I first made this for a summer barbecue when I needed something different than the usual sides. My father in law, who typically avoids onions, took three helpings and asked for the recipe before leaving. Now it appears at every family gathering by popular demand.
- Vidalia sweet onions: these are the star of the show with their natural sweetness that caramelizes beautifully. Look for firm onions with no soft spots
- Unsalted butter: creates richness and helps the onions caramelize. Use good quality for best flavor
- Salt: enhances the natural sweetness of the onions. Use kosher or sea salt if available
- Garlic powder: adds depth without overpowering. Make sure yours is fresh and not clumpy
- Oregano: provides an herbal note that complements the cheese. Rub between fingers before adding to release oils
- Italian blend cheese: brings complexity with its mix of mozzarella, provolone, and parmesan. Shred fresh if possible
- Cheddar cheese: adds a sharp tanginess that cuts through the richness. Choose medium or sharp based on preference
- Parmesan cheese: creates the perfect crispy top layer. Freshly grated offers superior melting and flavor
How To Make Cheesy Tennessee Onions
- Prepare the baking dish:
- Spray your 9×13 baking dish thoroughly with cooking spray, making sure to coat the sides as well as the bottom. This prevents sticking and makes serving much easier later.
- Prepare the onions:
- Peel each Vidalia onion carefully, removing the outer papery skin without damaging the layers beneath. Slice into rounds approximately ¼ inch thick, being careful to keep the rings intact within each slice. Too thin and they’ll disappear when baked, too thick and they won’t cook through properly.
- Layer and season:
- Arrange the onion slices in a single even layer across your baking dish, slightly overlapping them if needed. Sprinkle the salt, garlic powder, and oregano evenly across all the onions, making sure every slice gets seasoned. I like to season from a height to ensure even distribution.

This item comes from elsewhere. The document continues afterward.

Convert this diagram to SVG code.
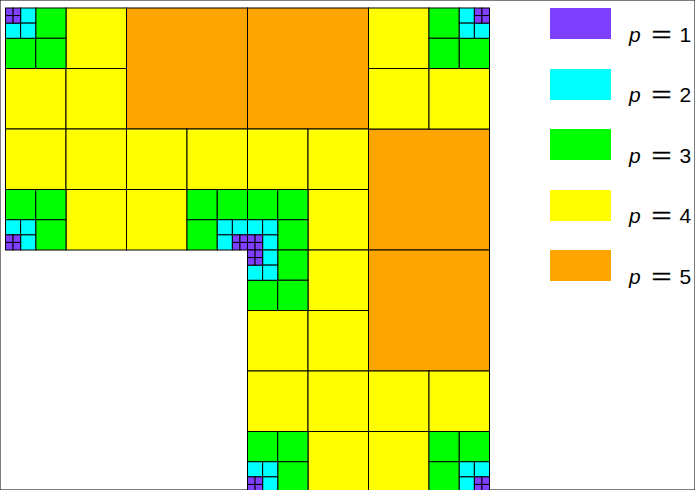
<svg xmlns="http://www.w3.org/2000/svg" width="695" height="490" viewBox="0 0 695 490">
<style>
rect{stroke:#000;stroke-width:1}
.o{fill:#ffa500}.y{fill:#ffff00}.g{fill:#00ff00}.c{fill:#00ffff}.p{fill:#7f3fff}
.lg rect{stroke:none}
text{font-family:"Liberation Sans",Arial,sans-serif;font-size:21px;fill:#000}
.it{font-style:italic}
.eq{font-size:22px;stroke:#000;stroke-width:0.35}
</style>
<rect x="0" y="0" width="695" height="490" fill="#fff" stroke="none"/>
<g id="mesh">
<g id="p5">
<rect class="o" x="126.5" y="8" width="121" height="121"/>
<rect class="o" x="247.5" y="8" width="121" height="121"/>
<rect class="o" x="368.5" y="129" width="121" height="121"/>
<rect class="o" x="368.5" y="250" width="121" height="121"/>
</g>
<g id="p4">
<rect class="y" x="66" y="8" width="60.5" height="60.5"/>
<rect class="y" x="5.5" y="68.5" width="60.5" height="60.5"/>
<rect class="y" x="66" y="68.5" width="60.5" height="60.5"/>
<rect class="y" x="368.5" y="8" width="60.5" height="60.5"/>
<rect class="y" x="368.5" y="68.5" width="60.5" height="60.5"/>
<rect class="y" x="429" y="68.5" width="60.5" height="60.5"/>
<rect class="y" x="5.5" y="129" width="60.5" height="60.5"/>
<rect class="y" x="66" y="129" width="60.5" height="60.5"/>
<rect class="y" x="66" y="189.5" width="60.5" height="60.5"/>
<rect class="y" x="126.5" y="129" width="60.5" height="60.5"/>
<rect class="y" x="187" y="129" width="60.5" height="60.5"/>
<rect class="y" x="126.5" y="189.5" width="60.5" height="60.5"/>
<rect class="y" x="247.5" y="129" width="60.5" height="60.5"/>
<rect class="y" x="308" y="129" width="60.5" height="60.5"/>
<rect class="y" x="308" y="189.5" width="60.5" height="60.5"/>
<rect class="y" x="308" y="250" width="60.5" height="60.5"/>
<rect class="y" x="247.5" y="310.5" width="60.5" height="60.5"/>
<rect class="y" x="308" y="310.5" width="60.5" height="60.5"/>
<rect class="y" x="247.5" y="371" width="60.5" height="60.5"/>
<rect class="y" x="308" y="371" width="60.5" height="60.5"/>
<rect class="y" x="308" y="431.5" width="60.5" height="60.5"/>
<rect class="y" x="368.5" y="371" width="60.5" height="60.5"/>
<rect class="y" x="429" y="371" width="60.5" height="60.5"/>
<rect class="y" x="368.5" y="431.5" width="60.5" height="60.5"/>
</g>
<g id="p3">
<rect class="g" x="35.75" y="8" width="30.25" height="30.25"/>
<rect class="g" x="5.5" y="38.25" width="30.25" height="30.25"/>
<rect class="g" x="35.75" y="38.25" width="30.25" height="30.25"/>
<rect class="g" x="429" y="8" width="30.25" height="30.25"/>
<rect class="g" x="429" y="38.25" width="30.25" height="30.25"/>
<rect class="g" x="459.25" y="38.25" width="30.25" height="30.25"/>
<rect class="g" x="5.5" y="189.5" width="30.25" height="30.25"/>
<rect class="g" x="35.75" y="189.5" width="30.25" height="30.25"/>
<rect class="g" x="35.75" y="219.75" width="30.25" height="30.25"/>
<rect class="g" x="187" y="189.5" width="30.25" height="30.25"/>
<rect class="g" x="217.25" y="189.5" width="30.25" height="30.25"/>
<rect class="g" x="187" y="219.75" width="30.25" height="30.25"/>
<rect class="g" x="247.5" y="189.5" width="30.25" height="30.25"/>
<rect class="g" x="277.75" y="189.5" width="30.25" height="30.25"/>
<rect class="g" x="277.75" y="219.75" width="30.25" height="30.25"/>
<rect class="g" x="277.75" y="250" width="30.25" height="30.25"/>
<rect class="g" x="247.5" y="280.25" width="30.25" height="30.25"/>
<rect class="g" x="277.75" y="280.25" width="30.25" height="30.25"/>
<rect class="g" x="247.5" y="431.5" width="30.25" height="30.25"/>
<rect class="g" x="277.75" y="431.5" width="30.25" height="30.25"/>
<rect class="g" x="277.75" y="461.75" width="30.25" height="30.25"/>
<rect class="g" x="429" y="431.5" width="30.25" height="30.25"/>
<rect class="g" x="459.25" y="431.5" width="30.25" height="30.25"/>
<rect class="g" x="429" y="461.75" width="30.25" height="30.25"/>
</g>
<g id="p2">
<rect class="c" x="20.625" y="8" width="15.125" height="15.125"/>
<rect class="c" x="5.5" y="23.125" width="15.125" height="15.125"/>
<rect class="c" x="20.625" y="23.125" width="15.125" height="15.125"/>
<rect class="c" x="459.25" y="8" width="15.125" height="15.125"/>
<rect class="c" x="459.25" y="23.125" width="15.125" height="15.125"/>
<rect class="c" x="474.375" y="23.125" width="15.125" height="15.125"/>
<rect class="c" x="5.5" y="219.75" width="15.125" height="15.125"/>
<rect class="c" x="20.625" y="219.75" width="15.125" height="15.125"/>
<rect class="c" x="20.625" y="234.875" width="15.125" height="15.125"/>
<rect class="c" x="217.25" y="219.75" width="15.125" height="15.125"/>
<rect class="c" x="232.375" y="219.75" width="15.125" height="15.125"/>
<rect class="c" x="217.25" y="234.875" width="15.125" height="15.125"/>
<rect class="c" x="247.5" y="219.75" width="15.125" height="15.125"/>
<rect class="c" x="262.625" y="219.75" width="15.125" height="15.125"/>
<rect class="c" x="262.625" y="234.875" width="15.125" height="15.125"/>
<rect class="c" x="262.625" y="250" width="15.125" height="15.125"/>
<rect class="c" x="247.5" y="265.125" width="15.125" height="15.125"/>
<rect class="c" x="262.625" y="265.125" width="15.125" height="15.125"/>
<rect class="c" x="247.5" y="461.75" width="15.125" height="15.125"/>
<rect class="c" x="262.625" y="461.75" width="15.125" height="15.125"/>
<rect class="c" x="262.625" y="476.875" width="15.125" height="15.125"/>
<rect class="c" x="459.25" y="461.75" width="15.125" height="15.125"/>
<rect class="c" x="474.375" y="461.75" width="15.125" height="15.125"/>
<rect class="c" x="459.25" y="476.875" width="15.125" height="15.125"/>
</g>
<g id="p1">
<rect class="p" x="5.5" y="8" width="7.5625" height="7.5625"/>
<rect class="p" x="13.0625" y="8" width="7.5625" height="7.5625"/>
<rect class="p" x="5.5" y="15.5625" width="7.5625" height="7.5625"/>
<rect class="p" x="13.0625" y="15.5625" width="7.5625" height="7.5625"/>
<rect class="p" x="474.375" y="8" width="7.5625" height="7.5625"/>
<rect class="p" x="481.9375" y="8" width="7.5625" height="7.5625"/>
<rect class="p" x="474.375" y="15.5625" width="7.5625" height="7.5625"/>
<rect class="p" x="481.9375" y="15.5625" width="7.5625" height="7.5625"/>
<rect class="p" x="5.5" y="234.875" width="7.5625" height="7.5625"/>
<rect class="p" x="13.0625" y="234.875" width="7.5625" height="7.5625"/>
<rect class="p" x="5.5" y="242.4375" width="7.5625" height="7.5625"/>
<rect class="p" x="13.0625" y="242.4375" width="7.5625" height="7.5625"/>
<rect class="p" x="232.375" y="234.875" width="7.5625" height="7.5625"/>
<rect class="p" x="239.9375" y="234.875" width="7.5625" height="7.5625"/>
<rect class="p" x="232.375" y="242.4375" width="7.5625" height="7.5625"/>
<rect class="p" x="239.9375" y="242.4375" width="7.5625" height="7.5625"/>
<rect class="p" x="247.5" y="234.875" width="7.5625" height="7.5625"/>
<rect class="p" x="255.0625" y="234.875" width="7.5625" height="7.5625"/>
<rect class="p" x="247.5" y="242.4375" width="7.5625" height="7.5625"/>
<rect class="p" x="255.0625" y="242.4375" width="7.5625" height="7.5625"/>
<rect class="p" x="247.5" y="250" width="7.5625" height="7.5625"/>
<rect class="p" x="255.0625" y="250" width="7.5625" height="7.5625"/>
<rect class="p" x="247.5" y="257.5625" width="7.5625" height="7.5625"/>
<rect class="p" x="255.0625" y="257.5625" width="7.5625" height="7.5625"/>
<rect class="p" x="247.5" y="476.875" width="7.5625" height="7.5625"/>
<rect class="p" x="255.0625" y="476.875" width="7.5625" height="7.5625"/>
<rect class="p" x="247.5" y="484.4375" width="7.5625" height="7.5625"/>
<rect class="p" x="255.0625" y="484.4375" width="7.5625" height="7.5625"/>
<rect class="p" x="474.375" y="476.875" width="7.5625" height="7.5625"/>
<rect class="p" x="481.9375" y="476.875" width="7.5625" height="7.5625"/>
<rect class="p" x="474.375" y="484.4375" width="7.5625" height="7.5625"/>
<rect class="p" x="481.9375" y="484.4375" width="7.5625" height="7.5625"/>
</g>
</g>
<g id="legend" class="lg">
<g id="leg1"><rect class="p" x="550" y="8" width="61" height="31"/><text x="629" y="41.8"><tspan class="it">p</tspan></text><text class="eq" x="651.5" y="41.8" textLength="20" lengthAdjust="spacingAndGlyphs">=</text><text x="679.5" y="41.8">1</text></g>
<g id="leg2"><rect class="c" x="550" y="69" width="61" height="31"/><text x="629" y="102.3"><tspan class="it">p</tspan></text><text class="eq" x="651.5" y="102.3" textLength="20" lengthAdjust="spacingAndGlyphs">=</text><text x="679.5" y="102.3">2</text></g>
<g id="leg3"><rect class="g" x="550" y="129" width="61" height="31"/><text x="629" y="162.8"><tspan class="it">p</tspan></text><text class="eq" x="651.5" y="162.8" textLength="20" lengthAdjust="spacingAndGlyphs">=</text><text x="679.5" y="162.8">3</text></g>
<g id="leg4"><rect class="y" x="550" y="190" width="61" height="31"/><text x="629" y="223.3"><tspan class="it">p</tspan></text><text class="eq" x="651.5" y="223.3" textLength="20" lengthAdjust="spacingAndGlyphs">=</text><text x="679.5" y="223.3">4</text></g>
<g id="leg5"><rect class="o" x="550" y="250" width="61" height="31"/><text x="629" y="283.8"><tspan class="it">p</tspan></text><text class="eq" x="651.5" y="283.8" textLength="20" lengthAdjust="spacingAndGlyphs">=</text><text x="679.5" y="283.8">5</text></g>
</g>
</svg>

- Add butter strategically:
- Cut your cold butter into eight even pieces and distribute them strategically across the onions. As they melt, they’ll create pockets of richness throughout the dish. Place them especially around the edges where things might otherwise dry out.
- Apply the cheese layers:
- Sprinkle the Italian cheese blend evenly across the entire dish, followed by the cheddar cheese. Finally, add the Parmesan as the top layer. This layering technique creates the perfect melt pattern and ensures the Parmesan forms a beautiful golden crust.
- Bake to perfection:
- Place the dish in your preheated 350°F oven on the middle rack where heat distribution is most even. Bake for 35 40 minutes, watching carefully after the 30 minute mark. The dish is ready when the cheese is bubbling throughout and the top has spots of golden brown.